(Lines of data)
— Start —
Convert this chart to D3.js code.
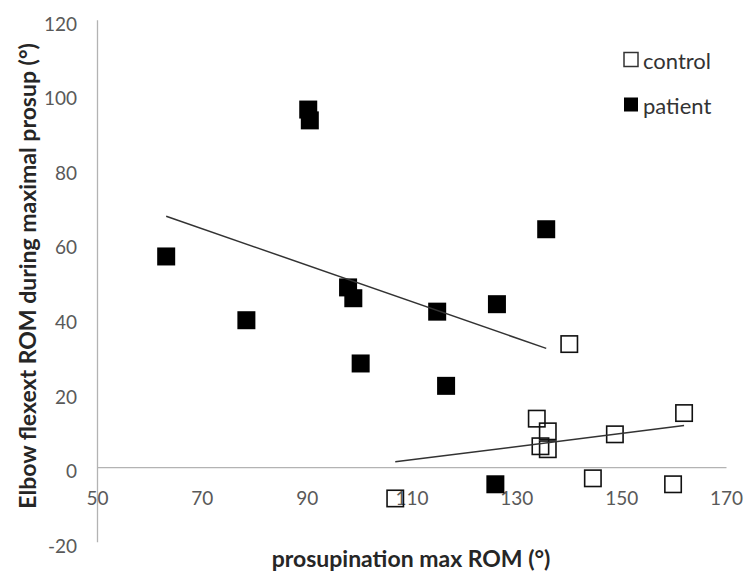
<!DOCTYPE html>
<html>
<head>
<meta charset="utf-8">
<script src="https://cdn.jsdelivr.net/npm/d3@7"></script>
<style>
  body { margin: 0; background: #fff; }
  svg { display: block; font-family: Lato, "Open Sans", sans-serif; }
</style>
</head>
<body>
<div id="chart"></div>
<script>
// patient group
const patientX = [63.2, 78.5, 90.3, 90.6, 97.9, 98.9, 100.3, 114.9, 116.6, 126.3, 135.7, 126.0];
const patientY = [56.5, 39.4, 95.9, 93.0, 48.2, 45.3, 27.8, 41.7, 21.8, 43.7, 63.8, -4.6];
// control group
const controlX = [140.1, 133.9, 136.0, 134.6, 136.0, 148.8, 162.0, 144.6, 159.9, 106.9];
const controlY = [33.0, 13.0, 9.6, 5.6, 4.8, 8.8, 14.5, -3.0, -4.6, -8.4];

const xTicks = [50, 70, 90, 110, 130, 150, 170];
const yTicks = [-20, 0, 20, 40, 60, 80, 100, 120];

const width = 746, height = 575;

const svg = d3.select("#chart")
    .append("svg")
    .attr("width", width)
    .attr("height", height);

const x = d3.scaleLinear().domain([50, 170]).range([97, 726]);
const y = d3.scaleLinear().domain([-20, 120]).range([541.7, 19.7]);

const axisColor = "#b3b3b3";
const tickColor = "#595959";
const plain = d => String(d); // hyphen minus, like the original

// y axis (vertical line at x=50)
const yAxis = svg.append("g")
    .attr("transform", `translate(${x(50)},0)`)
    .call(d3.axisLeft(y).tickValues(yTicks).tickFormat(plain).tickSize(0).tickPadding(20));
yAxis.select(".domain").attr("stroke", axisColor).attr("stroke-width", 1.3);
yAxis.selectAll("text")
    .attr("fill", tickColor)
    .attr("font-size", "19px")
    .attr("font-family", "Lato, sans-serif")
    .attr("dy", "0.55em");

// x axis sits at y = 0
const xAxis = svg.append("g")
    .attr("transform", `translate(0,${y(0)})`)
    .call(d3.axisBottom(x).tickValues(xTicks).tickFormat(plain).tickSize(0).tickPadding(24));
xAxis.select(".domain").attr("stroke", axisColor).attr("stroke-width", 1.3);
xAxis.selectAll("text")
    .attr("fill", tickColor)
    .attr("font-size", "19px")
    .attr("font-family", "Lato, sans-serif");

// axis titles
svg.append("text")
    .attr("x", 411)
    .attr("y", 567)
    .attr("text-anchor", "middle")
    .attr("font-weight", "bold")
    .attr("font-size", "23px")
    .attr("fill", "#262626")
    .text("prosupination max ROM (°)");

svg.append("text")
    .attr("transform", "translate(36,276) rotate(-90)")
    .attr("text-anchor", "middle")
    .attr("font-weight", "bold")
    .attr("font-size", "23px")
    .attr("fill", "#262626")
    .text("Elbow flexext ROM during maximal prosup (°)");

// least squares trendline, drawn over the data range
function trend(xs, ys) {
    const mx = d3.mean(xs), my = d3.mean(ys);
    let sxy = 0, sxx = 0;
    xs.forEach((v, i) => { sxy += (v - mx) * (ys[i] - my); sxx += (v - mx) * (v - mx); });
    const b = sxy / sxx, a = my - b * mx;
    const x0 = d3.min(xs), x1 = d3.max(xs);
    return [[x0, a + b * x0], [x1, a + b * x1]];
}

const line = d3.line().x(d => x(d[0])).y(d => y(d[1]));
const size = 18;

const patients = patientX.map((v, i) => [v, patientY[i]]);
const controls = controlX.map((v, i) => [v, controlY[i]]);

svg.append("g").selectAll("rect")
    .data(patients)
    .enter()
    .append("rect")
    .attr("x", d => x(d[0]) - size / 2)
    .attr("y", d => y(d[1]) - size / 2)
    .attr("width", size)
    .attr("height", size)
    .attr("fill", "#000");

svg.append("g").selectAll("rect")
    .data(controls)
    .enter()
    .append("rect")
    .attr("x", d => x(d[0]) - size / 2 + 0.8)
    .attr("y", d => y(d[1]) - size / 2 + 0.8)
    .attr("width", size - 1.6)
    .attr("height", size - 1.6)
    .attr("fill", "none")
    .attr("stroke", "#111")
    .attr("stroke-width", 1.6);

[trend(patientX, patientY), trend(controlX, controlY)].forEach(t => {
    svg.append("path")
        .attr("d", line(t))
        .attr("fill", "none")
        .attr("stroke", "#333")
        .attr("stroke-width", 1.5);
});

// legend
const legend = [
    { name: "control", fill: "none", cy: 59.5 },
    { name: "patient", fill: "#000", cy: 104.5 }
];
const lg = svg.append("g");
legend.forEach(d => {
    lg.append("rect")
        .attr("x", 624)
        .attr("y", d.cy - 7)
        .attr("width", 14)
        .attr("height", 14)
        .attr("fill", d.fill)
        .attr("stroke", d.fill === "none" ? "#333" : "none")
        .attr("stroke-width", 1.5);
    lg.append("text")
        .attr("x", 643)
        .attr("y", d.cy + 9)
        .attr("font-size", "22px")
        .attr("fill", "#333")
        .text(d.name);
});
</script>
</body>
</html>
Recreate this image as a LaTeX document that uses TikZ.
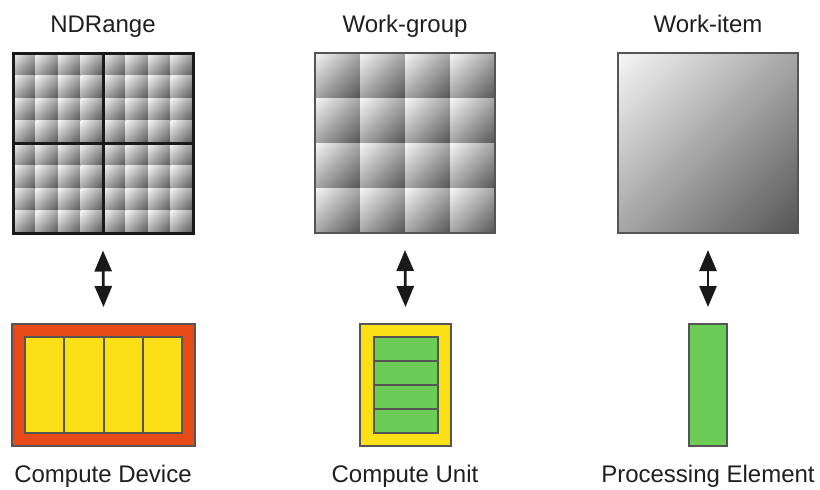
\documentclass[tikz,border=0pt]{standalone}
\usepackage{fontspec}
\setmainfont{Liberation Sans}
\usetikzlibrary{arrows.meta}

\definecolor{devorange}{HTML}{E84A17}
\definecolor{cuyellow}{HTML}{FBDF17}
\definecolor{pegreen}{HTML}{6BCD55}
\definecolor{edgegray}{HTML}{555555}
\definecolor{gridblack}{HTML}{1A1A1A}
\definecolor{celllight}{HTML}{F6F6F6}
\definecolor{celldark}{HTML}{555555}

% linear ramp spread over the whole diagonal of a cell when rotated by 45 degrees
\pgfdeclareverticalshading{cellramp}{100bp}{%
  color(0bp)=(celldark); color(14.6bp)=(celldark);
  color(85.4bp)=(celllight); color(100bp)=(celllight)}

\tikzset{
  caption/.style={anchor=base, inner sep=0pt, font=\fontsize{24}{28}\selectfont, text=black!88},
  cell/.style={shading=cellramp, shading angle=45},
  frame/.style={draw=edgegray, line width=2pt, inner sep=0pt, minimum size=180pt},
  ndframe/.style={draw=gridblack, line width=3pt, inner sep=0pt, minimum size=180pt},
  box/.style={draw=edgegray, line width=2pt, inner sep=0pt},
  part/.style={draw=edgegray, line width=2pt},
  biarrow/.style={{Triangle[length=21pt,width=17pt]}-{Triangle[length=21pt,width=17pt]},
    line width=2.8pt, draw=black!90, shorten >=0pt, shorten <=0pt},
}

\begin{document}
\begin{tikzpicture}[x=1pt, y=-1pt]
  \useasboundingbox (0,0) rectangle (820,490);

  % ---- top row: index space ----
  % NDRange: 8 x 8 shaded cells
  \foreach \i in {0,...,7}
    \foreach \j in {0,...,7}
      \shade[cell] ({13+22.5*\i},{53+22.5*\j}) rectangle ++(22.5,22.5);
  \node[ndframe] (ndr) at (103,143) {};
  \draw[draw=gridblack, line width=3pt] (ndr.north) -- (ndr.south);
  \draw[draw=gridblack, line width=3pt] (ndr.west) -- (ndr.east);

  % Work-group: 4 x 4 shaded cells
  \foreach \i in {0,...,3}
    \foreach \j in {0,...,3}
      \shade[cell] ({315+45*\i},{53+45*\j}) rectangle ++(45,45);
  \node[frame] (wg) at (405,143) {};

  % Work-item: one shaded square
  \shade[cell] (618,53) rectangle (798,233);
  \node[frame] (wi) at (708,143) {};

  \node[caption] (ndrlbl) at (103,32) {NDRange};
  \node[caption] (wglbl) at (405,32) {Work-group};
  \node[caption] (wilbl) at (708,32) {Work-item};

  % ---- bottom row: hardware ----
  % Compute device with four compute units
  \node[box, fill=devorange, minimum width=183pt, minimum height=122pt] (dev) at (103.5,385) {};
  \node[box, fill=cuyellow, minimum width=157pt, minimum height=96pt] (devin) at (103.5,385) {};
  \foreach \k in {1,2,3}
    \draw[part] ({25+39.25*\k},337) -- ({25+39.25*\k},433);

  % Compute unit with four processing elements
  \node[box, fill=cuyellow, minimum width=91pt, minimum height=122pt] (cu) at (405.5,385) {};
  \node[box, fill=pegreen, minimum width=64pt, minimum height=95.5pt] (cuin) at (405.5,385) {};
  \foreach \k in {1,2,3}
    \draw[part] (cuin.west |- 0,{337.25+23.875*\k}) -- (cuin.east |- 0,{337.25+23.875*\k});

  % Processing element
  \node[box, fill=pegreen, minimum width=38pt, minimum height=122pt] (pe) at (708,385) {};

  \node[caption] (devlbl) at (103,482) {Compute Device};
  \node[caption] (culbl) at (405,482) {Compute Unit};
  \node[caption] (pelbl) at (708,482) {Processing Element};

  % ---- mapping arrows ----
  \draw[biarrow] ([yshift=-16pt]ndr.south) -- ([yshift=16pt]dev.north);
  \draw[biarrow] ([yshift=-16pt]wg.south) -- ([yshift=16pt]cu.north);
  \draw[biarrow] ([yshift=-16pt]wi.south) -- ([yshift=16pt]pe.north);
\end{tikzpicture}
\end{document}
— End —
§ **REQUIREMENT**: Each line holding "chart" must be found and copied.

§ **EXPECTED OUTPUT**:
Convert this chart to D3.js code.
<div id="chart"></div>
const svg = d3.select("#chart")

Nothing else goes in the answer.